RANGOON — Journalist Shwe Hmone, a reporter for Thamaga News Journal, has been threatened with charges for her participation in a public prayer for detained media workers late last year.
Shwe Hmone, 33, said Rangoon’s Kyauktada Township Police sent a letter to the journal’s chief reporter on Tuesday announcing that she is under investigation for violating Article 19 of the Peaceful Assembly Law.
Article 19, a lesser-known sister clause to the controversial Article 18, stipulates punishment of three months in prison for violating a separate provision in the legislation requiring protestors to remain within the area police have designated for a protest.
“This is nonsense,” Shwe Hmone told The Irrawaddy on Thursday, claiming that the event in question was not a protest but a group prayer held at Sule Pagoda.

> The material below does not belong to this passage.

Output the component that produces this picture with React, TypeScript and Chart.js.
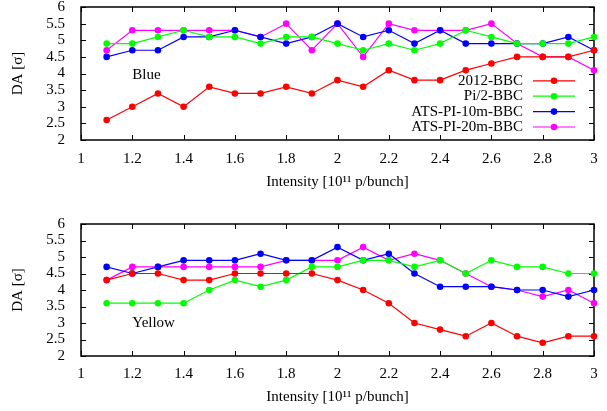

To mark International Day to End Impunity for Crimes Against Journalists on Nov. 2 of last year, about 150 people gathered at the pagoda to pray for the wellbeing of journalists who had been subjected to violence and imprisonment.
The event’s organizers requested permission from local authorities, but were only permitted to gather at a sports field in Tamwe Township.
“We didn’t protest,” Shwe Hmone said, “we just wanted to pray. We can’t really do that at the monument, so we requested that they let us do it near Sule Pagoda. But they were seriously against it.”
Kyauktada Police declined to comment on the case against Shwe Hmone, though in November last year the township’s Police Col. Win Tin told The Irrawaddy that about 20 people could face Article 19 charges for their participation in the event.
While Burma’s journalists have enjoyed some new freedoms in the years since the country began its transition from military to quasi-civilian rule in 2011, many have suggested that the government is backsliding.
Pre-publication censorship was abolished in late 2012, though lawsuits against journalists and government warnings about certain content have arguably had a chilling effect on the fourth estate.
At least 20 journalists were arrested in Burma since 2013, including one who was killed in the custody of the Burma Army. Twelve are currently serving prison sentences, among them five media workers sentenced to seven years with hard labor for violating a colonial-era state secrecy law.
A violent crackdown on student demonstrators in Letpadan, Pegu Division, earlier this year ended with more than 120 arrests, two of them journalists who were released after two weeks in jail without charge. During the crackdown, police were seen indiscriminately assaulting students, monks, bystanders and reporters at the scene.
Shwe Hmone said the pending charge against her indicates that the government could be targeting journalists as well as activists.
“I think it’s obvious that the government has a grudge against us,” she said. “Some journalists have been sentenced to many years already, which made 2014 the most troublesome year the media.”